そして何より、行き来する生活が、日光の価値をもう一度くっきりと見せてくれた。
四季の景色の変化、自然の美しさ。祭りやイベントが持つ熱量と、地域の人たちが交わる場としての大切さ。日光の伝統文化は「守るもの」であると同時に、関わる一人ひとりに役割を与え、季節の変化を身体で受け取る装置でもある——そんな実感が深まったと言います。
鷲頭さんは、日光の良さだけでなく、課題や“閉じやすさ”も含めて、両方を客観的に見続けたいと考えています。宇都宮での生活は、都市のスピード感、消費者の感覚、同世代の価値観に触れ続けるための重要なポジションでもある。
宇都宮と日光を往復する日々のなかで、視点が固定されない。
この距離感こそが、「関係人口型の経営」を理想論ではなく、実装として支えているのです。
定住しなくても、地域の担い手になれる
「地域に貢献するためには移住が必要である」
そうした考え方は、必ずしも現在の社会状況に合致しているとは限りません。
鷲頭さんは、定住に限らない関わり方を実践しています。
- 経営者として、日光の中心部で事業を展開
- 地域イベントや若手事業者との協働
- スポーツ推進委員として、世代を超えた交流
- スマートワークライフ#Nikko など地元コミュニティへの参加
住民票の所在地よりも、どれだけ継続的に地域と関係を築いているか。
その点に、地域との関わり方の重心が移りつつあります。

「通いながら働く」という新しい選択肢
2025年には、2号店「勇庵ぷらす」をオープン。

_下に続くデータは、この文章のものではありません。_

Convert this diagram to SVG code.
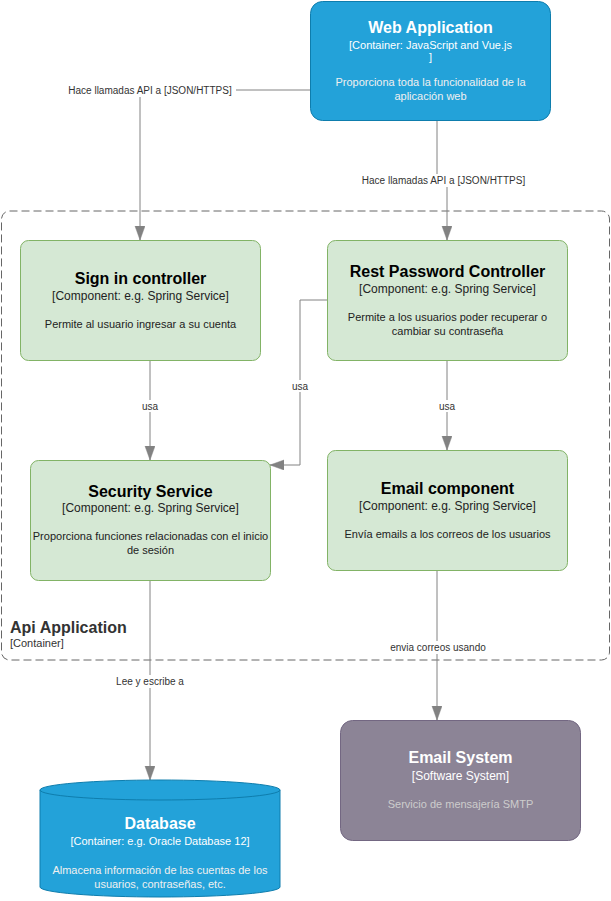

事業を拡大しながら、飲食業の働き方そのものを見直す取り組みも始まっています。
- 週1〜2日から勤務可能
- 副業・兼業を前提とした働き方
- メニュー開発や運営への参画
これらは単なる雇用条件の話ではありません。
若者が日光を「再び選び直す」ことができる環境づくりを目指しています。
定住しなくても、フルタイムでなくても、地域と関わることは可能です。
その選択肢があるだけで、地域との距離は大きく変わります。

日光は、もっと「途中参加」できるまちであってよい
日光は、世界遺産と豊かな自然を有する特別な地域です。
同時に、日常の暮らしが営まれている一つのまちでもあります。
完成された観光地である必要はありません。
余白があるからこそ、外から来る人が関わる余地が生まれます。
通うこと。
手伝うこと。
働くこと。
食べること。
そして、何度も戻ってくること。
その積み重ねが、「ただいま」と言える人を少しずつ増やしていきます。
まずは、ひとくちから
もし今、日光に少しでも関心を持っているのであれば、
まずは訪れ、食べてみてください。
宇都宮からでも、東京からでも構いません。
必要なのは、ほんの少しの好奇心だけです。
その一歩が、日光との新しい関係を静かに動かし始めるかもしれません。